> **Available data**

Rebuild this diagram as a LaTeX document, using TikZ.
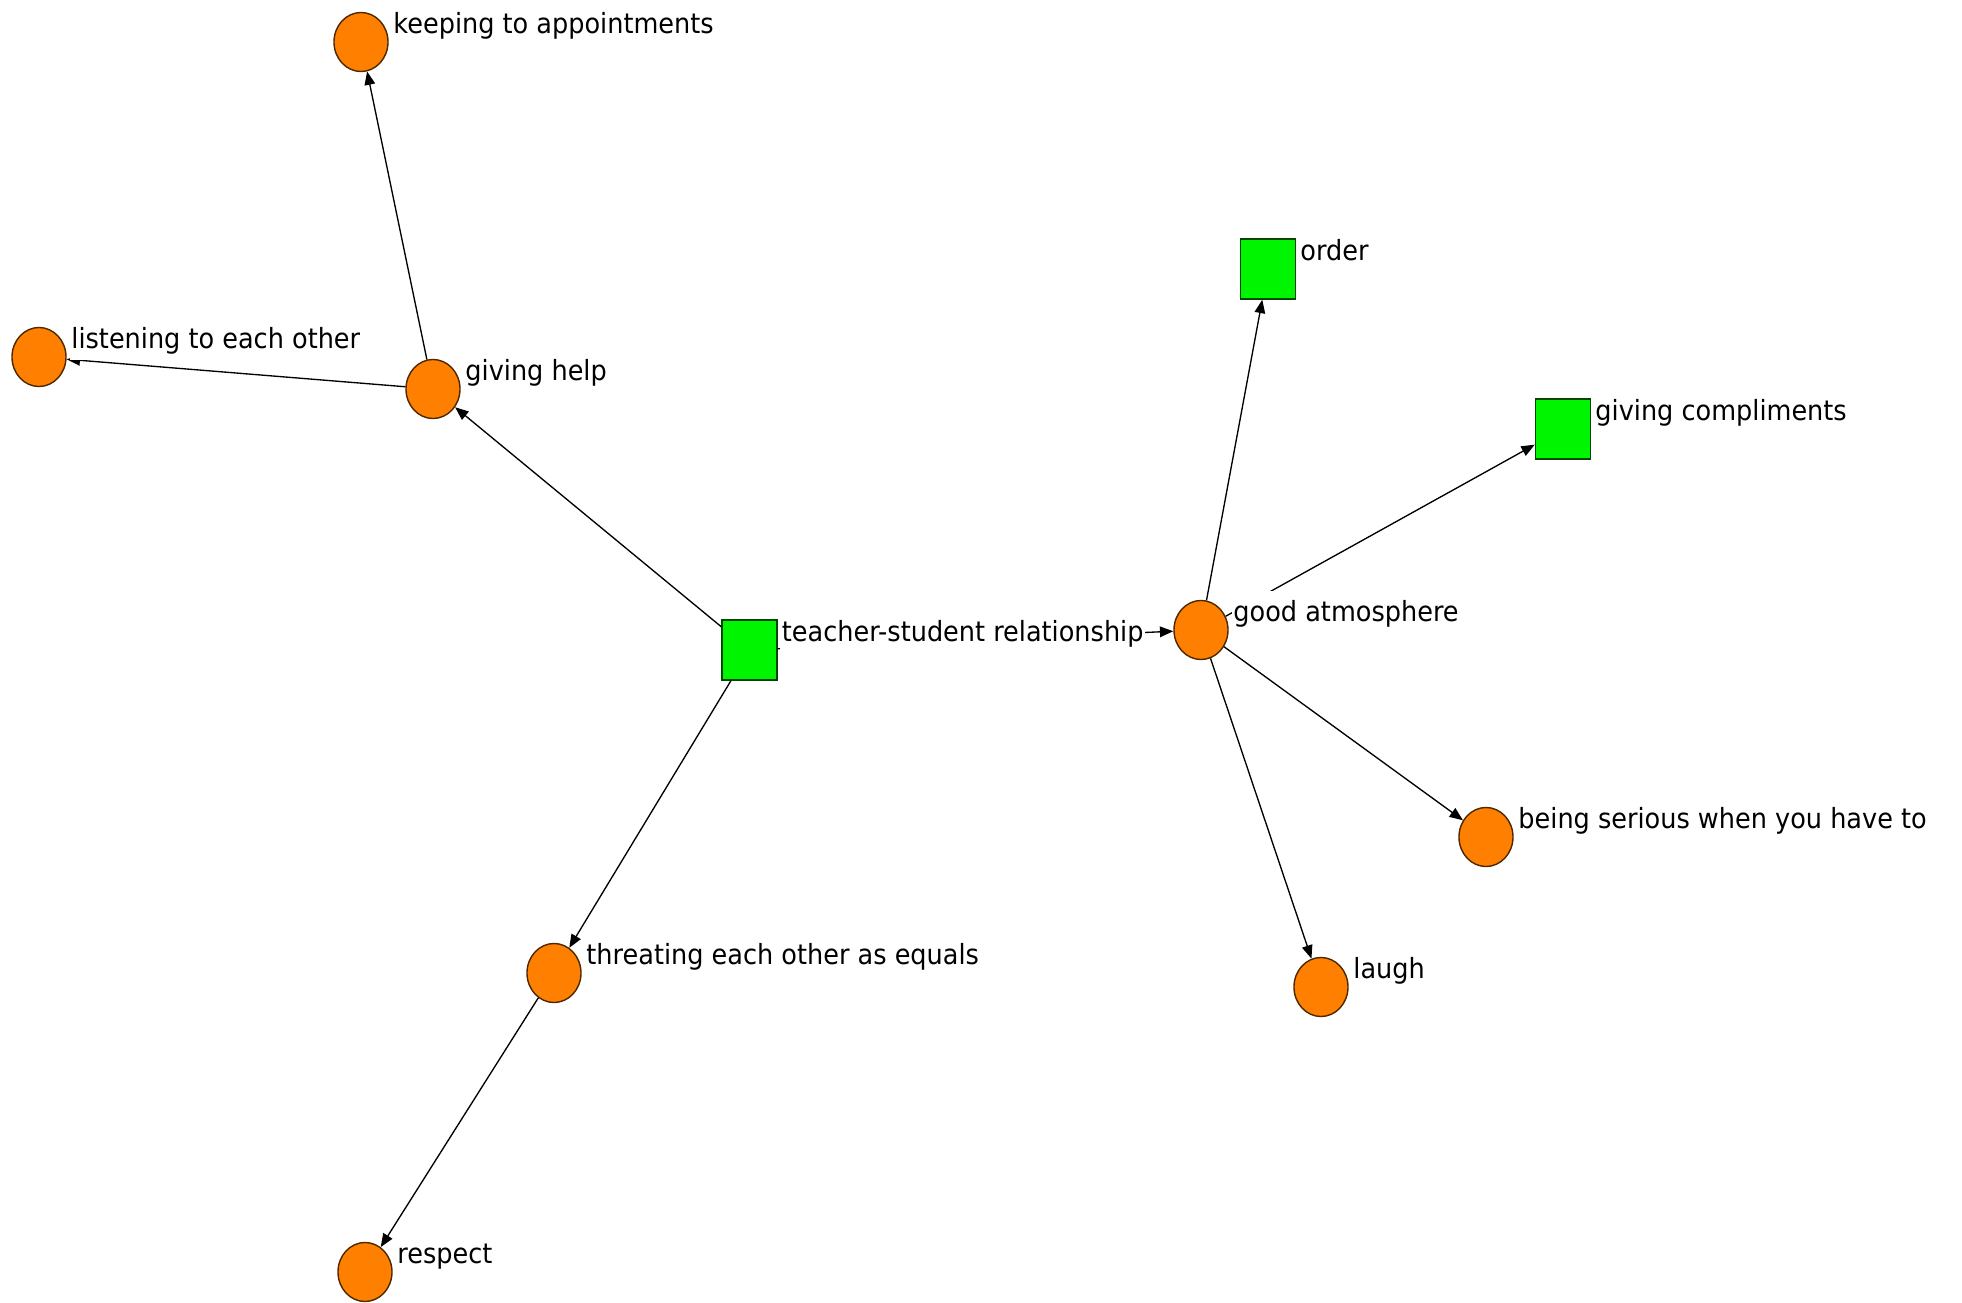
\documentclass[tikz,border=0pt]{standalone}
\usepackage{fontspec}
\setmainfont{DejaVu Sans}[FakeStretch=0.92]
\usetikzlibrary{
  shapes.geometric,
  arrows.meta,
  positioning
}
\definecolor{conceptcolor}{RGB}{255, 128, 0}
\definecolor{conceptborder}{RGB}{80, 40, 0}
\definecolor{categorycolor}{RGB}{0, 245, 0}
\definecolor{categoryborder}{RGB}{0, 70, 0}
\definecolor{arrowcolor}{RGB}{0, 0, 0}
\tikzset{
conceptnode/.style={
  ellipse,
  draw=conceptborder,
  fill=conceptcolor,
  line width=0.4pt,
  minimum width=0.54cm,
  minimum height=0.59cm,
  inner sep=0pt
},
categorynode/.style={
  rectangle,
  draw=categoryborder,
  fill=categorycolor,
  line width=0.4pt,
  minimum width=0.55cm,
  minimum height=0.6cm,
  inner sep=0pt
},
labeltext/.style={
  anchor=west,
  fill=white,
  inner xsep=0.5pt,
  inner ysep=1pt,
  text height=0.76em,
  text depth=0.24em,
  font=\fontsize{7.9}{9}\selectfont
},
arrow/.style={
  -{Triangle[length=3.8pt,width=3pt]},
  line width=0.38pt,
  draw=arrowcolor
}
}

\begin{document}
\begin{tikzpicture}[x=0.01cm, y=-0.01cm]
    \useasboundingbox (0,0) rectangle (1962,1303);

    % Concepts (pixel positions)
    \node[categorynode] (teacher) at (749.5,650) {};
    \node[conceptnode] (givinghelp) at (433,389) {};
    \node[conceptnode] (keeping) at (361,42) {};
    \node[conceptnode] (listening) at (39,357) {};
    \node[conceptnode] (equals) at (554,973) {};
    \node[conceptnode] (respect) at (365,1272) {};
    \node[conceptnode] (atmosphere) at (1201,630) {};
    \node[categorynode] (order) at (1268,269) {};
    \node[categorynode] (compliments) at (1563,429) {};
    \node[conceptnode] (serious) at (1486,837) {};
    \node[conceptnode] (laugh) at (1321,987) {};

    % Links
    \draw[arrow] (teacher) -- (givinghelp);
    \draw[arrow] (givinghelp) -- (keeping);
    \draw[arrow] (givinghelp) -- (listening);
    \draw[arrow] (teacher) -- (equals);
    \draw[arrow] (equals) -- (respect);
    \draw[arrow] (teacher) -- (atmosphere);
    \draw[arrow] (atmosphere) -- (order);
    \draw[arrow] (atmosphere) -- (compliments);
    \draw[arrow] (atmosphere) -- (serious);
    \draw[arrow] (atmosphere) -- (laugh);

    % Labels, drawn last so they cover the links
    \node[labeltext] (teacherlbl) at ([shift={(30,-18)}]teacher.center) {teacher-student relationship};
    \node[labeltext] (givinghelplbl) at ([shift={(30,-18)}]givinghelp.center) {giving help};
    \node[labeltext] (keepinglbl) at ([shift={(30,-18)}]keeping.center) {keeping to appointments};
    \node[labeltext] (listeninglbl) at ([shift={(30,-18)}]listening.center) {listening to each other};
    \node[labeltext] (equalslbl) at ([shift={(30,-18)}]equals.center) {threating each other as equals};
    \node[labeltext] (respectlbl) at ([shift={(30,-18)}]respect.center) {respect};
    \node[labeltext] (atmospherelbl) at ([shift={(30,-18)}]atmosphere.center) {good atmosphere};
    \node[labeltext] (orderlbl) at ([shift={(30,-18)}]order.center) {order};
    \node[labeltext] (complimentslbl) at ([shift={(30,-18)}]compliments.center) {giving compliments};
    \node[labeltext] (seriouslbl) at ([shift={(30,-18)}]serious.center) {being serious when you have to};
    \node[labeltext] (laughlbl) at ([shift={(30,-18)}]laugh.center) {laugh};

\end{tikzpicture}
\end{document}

--

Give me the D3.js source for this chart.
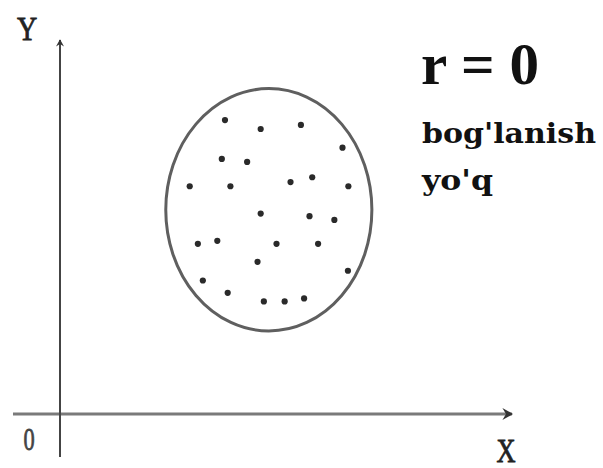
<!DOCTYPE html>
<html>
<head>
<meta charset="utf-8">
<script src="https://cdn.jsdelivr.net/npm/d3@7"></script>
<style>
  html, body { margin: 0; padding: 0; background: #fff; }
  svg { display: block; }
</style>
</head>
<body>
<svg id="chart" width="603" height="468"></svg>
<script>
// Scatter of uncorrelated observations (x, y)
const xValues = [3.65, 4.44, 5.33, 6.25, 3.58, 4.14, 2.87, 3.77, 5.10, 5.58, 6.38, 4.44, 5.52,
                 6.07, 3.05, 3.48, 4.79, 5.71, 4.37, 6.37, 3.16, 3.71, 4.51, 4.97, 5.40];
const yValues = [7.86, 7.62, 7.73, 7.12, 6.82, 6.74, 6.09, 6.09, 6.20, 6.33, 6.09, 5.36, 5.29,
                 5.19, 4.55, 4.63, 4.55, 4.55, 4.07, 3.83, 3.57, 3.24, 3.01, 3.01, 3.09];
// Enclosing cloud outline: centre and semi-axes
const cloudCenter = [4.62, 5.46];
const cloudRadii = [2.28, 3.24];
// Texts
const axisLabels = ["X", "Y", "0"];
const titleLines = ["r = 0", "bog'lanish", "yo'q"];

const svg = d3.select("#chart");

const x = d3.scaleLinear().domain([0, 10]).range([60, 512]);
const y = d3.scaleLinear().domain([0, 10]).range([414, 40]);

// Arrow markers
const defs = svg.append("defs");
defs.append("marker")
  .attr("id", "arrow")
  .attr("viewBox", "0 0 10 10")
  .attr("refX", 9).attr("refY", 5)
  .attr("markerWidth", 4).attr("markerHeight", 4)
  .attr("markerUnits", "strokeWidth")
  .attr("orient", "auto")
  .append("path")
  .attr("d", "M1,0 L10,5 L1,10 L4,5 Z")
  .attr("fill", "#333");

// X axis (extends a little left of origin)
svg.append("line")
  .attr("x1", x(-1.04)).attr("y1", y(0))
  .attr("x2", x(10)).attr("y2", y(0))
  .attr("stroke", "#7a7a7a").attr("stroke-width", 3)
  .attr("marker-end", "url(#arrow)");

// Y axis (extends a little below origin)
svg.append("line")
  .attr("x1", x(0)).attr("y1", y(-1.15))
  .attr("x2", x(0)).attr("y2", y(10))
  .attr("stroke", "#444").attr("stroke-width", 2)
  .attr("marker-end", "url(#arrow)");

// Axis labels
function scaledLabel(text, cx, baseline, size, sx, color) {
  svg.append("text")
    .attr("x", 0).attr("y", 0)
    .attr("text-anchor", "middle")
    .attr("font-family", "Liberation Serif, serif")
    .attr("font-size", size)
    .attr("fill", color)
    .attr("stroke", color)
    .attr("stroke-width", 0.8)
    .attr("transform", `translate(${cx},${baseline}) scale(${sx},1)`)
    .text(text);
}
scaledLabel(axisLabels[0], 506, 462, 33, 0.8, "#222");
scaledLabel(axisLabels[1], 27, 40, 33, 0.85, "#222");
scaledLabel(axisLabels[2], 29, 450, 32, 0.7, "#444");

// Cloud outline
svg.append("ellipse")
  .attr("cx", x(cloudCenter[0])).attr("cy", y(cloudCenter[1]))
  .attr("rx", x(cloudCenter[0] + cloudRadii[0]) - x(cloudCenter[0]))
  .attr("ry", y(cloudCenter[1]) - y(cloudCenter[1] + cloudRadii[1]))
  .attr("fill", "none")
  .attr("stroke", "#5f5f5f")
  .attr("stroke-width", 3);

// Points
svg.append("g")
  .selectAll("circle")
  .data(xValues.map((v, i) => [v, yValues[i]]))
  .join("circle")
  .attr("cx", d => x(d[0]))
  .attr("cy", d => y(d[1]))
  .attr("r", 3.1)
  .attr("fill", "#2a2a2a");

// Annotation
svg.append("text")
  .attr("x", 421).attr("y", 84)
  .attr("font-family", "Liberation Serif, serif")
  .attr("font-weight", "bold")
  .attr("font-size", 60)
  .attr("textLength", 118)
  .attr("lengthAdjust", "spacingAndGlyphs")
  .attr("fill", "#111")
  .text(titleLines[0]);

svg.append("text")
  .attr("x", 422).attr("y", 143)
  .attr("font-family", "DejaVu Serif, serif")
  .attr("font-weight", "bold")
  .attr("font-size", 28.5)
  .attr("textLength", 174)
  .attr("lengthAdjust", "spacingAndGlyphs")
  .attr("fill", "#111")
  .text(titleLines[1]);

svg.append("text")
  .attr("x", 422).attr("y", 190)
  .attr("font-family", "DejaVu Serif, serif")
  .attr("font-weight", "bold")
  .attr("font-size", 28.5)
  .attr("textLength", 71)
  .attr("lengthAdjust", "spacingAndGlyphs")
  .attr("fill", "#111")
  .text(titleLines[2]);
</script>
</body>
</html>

---

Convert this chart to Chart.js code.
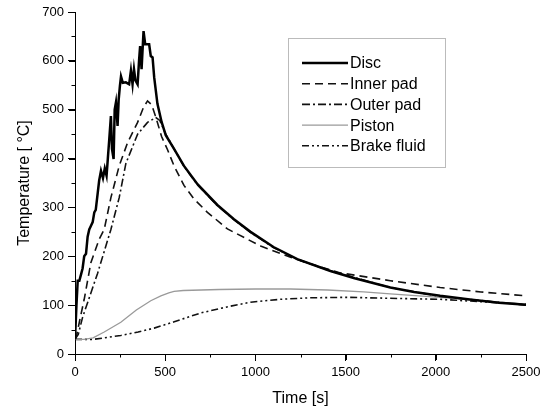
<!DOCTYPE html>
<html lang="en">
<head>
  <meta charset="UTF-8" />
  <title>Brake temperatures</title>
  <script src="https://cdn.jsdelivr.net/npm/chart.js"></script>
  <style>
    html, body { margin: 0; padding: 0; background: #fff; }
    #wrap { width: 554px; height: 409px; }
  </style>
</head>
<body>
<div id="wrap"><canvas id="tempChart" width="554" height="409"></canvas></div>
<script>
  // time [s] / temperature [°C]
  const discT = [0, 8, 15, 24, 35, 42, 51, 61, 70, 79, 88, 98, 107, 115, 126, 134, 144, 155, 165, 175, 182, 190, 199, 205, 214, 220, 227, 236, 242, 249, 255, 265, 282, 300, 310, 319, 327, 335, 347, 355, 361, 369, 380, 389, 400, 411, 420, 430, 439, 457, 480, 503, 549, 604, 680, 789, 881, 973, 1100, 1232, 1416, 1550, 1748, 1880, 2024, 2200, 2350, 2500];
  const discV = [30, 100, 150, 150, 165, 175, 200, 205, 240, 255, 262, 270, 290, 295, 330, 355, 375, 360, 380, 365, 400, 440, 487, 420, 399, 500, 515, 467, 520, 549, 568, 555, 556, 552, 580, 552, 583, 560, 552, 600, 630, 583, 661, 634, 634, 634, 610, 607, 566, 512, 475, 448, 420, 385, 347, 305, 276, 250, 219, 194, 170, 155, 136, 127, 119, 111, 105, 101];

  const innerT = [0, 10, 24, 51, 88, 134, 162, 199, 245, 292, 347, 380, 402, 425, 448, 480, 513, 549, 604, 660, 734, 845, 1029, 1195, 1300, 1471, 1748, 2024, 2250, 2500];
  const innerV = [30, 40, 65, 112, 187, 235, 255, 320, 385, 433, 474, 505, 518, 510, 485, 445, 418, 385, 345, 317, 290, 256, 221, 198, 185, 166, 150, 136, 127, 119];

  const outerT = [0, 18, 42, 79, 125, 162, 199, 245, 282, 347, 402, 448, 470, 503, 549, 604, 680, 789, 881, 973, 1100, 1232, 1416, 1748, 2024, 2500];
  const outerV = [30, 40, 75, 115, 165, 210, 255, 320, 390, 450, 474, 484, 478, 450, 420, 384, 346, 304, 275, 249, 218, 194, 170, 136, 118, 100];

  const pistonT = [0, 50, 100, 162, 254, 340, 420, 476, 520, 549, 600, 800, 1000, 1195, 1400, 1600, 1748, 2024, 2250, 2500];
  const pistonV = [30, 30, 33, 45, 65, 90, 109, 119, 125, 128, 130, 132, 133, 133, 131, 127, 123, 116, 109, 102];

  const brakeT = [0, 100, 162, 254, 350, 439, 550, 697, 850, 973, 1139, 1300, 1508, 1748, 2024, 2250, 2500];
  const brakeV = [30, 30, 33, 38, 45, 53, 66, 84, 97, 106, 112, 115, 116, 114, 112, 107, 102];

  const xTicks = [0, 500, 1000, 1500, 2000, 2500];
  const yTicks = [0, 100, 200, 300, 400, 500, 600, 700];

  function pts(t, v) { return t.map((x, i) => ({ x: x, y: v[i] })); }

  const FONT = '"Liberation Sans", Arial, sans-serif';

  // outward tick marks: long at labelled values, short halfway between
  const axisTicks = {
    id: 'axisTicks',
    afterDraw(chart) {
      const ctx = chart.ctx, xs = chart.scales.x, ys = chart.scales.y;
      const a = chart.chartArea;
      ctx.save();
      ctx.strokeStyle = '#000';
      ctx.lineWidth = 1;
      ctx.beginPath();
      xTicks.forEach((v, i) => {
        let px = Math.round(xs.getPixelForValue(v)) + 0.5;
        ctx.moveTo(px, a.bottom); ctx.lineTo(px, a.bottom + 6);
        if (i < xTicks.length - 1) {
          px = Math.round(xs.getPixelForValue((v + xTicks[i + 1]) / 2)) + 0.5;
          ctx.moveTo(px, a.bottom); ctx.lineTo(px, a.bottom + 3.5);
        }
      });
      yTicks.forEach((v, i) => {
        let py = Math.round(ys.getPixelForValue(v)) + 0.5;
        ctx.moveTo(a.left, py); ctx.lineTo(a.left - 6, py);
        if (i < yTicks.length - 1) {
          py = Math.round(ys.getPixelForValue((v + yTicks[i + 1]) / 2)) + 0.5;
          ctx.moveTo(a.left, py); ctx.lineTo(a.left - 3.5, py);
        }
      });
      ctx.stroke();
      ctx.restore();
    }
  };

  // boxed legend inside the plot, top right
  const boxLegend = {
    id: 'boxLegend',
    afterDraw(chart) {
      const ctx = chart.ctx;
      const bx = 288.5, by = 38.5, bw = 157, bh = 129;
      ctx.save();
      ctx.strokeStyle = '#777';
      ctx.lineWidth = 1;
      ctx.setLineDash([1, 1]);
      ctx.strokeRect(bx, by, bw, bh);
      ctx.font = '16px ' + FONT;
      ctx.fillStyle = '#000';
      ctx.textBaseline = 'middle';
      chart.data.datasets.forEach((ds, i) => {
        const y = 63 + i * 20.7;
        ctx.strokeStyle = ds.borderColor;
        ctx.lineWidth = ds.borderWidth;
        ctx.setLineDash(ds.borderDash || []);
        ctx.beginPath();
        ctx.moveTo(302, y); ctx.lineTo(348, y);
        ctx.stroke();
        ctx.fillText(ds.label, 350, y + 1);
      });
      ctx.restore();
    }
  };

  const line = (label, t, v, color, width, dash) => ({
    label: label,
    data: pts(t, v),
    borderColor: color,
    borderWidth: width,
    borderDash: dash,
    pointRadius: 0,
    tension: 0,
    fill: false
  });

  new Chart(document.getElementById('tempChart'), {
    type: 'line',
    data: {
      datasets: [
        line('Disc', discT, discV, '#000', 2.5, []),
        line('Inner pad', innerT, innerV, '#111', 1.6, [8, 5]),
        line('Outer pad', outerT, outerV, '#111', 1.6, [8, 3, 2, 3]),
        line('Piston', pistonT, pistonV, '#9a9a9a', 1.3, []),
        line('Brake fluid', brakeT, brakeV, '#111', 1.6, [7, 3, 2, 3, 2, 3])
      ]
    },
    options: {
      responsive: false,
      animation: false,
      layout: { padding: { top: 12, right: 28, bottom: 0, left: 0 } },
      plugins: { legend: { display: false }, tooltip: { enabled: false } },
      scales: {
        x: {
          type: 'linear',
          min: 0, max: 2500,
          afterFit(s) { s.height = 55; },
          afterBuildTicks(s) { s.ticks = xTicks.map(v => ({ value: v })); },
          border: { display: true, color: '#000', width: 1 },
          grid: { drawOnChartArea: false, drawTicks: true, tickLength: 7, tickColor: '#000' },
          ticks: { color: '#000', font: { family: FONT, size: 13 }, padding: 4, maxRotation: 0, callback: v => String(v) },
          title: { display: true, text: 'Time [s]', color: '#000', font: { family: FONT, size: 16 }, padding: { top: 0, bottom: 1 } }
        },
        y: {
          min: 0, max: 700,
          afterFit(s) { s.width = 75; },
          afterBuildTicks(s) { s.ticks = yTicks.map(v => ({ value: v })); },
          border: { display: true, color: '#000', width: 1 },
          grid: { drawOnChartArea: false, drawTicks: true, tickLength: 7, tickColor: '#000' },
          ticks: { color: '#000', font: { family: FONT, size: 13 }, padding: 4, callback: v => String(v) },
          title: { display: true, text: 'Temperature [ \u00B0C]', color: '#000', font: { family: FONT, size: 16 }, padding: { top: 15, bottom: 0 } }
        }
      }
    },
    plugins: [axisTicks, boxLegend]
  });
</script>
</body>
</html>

> **Problem details**
Where a line in the material contains "this", copy that line.

> **Correct result**
Rebuild this diagram as a LaTeX document, using TikZ.
Give me the D3.js source for this chart.
Convert this chart to Chart.js code.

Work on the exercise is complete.